Comme ailleurs, il n’existe qu’une méthode, dans le fond: l’organisation collective des salarié·e·s sur leur lieu de travail, et la mobilisation, en particulier le recours à la grève. Sans cela, tout autre moyen de lutte – par exemple le référendum – ne peut qu’être voué à l’échec. Seule la mise en mouvement des salarié·e·s peut créer une polarisation, un débat, dans l’espace public, permettant ensuite de créer un véritable mouvement d’opposition. Tout le reste n’est que littérature. Bien entendu, c’est difficile. Mais c’est la véritable tâche, la fonction élémentaire, du mouvement syndical: stimuler l’organisation des salariés sur leur lieu de travail, pour leur donner la possibilité de se faire entendre et de faire contrepoids aux contre-réformes portées par le patronat.

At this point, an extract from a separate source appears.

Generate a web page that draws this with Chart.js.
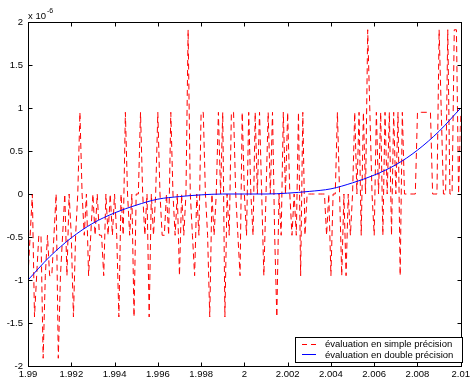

Quelles sont les revendications du SSP – Fribourg en matière de prestations et de conditions de travail dans la fonction publique?

La priorité, sans aucun doute, est de créer un mouvement de mobilisation contre la politique d’austérité du gouvernement. Car de nouvelles mesures d’économies vont, certainement, frapper la fonction publique et parapublique fribourgeoise dans les mois et les années prochaines. Dans l’immédiat, le SSP – région Fribourg soutient le référendum contre la suppression du statut du personnel de l’Etat de Fribourg pour le personnel de l’Etablissement cantonal d’assurance des bâtiments (ECAB): si elle est acceptée, cette suppression fera boule de neige et visera d’autres établissements publics, par exemple l’Hôpital fribourgeois (HFR).

Y aura-t-il des suites à cette manifestation?

Certainement. Aujourd’hui, l’enjeu central pour le personnel de la fonction publique et parapublique fribourgeoise est de briser le tabou de la grève, comme l’ont déjà fait les salarié·e·s à Genève et dans le canton de Vaud. Car un vaste mouvement de grève est le seul moyen de faire reculer un gouvernement. On part de loin: jusqu’à l’an dernier, le droit de grève était interdit à l’ensemble du personnel de l’Etat. Suite aux mouvements de grève à la Buanderie de Marsens et à la crèche de l’HFR, le Conseil d’Etat a dû le reconnaître. Reste, dorénavant, à se l’approprier collectivement. C’est notre travail pour les dix prochaines années!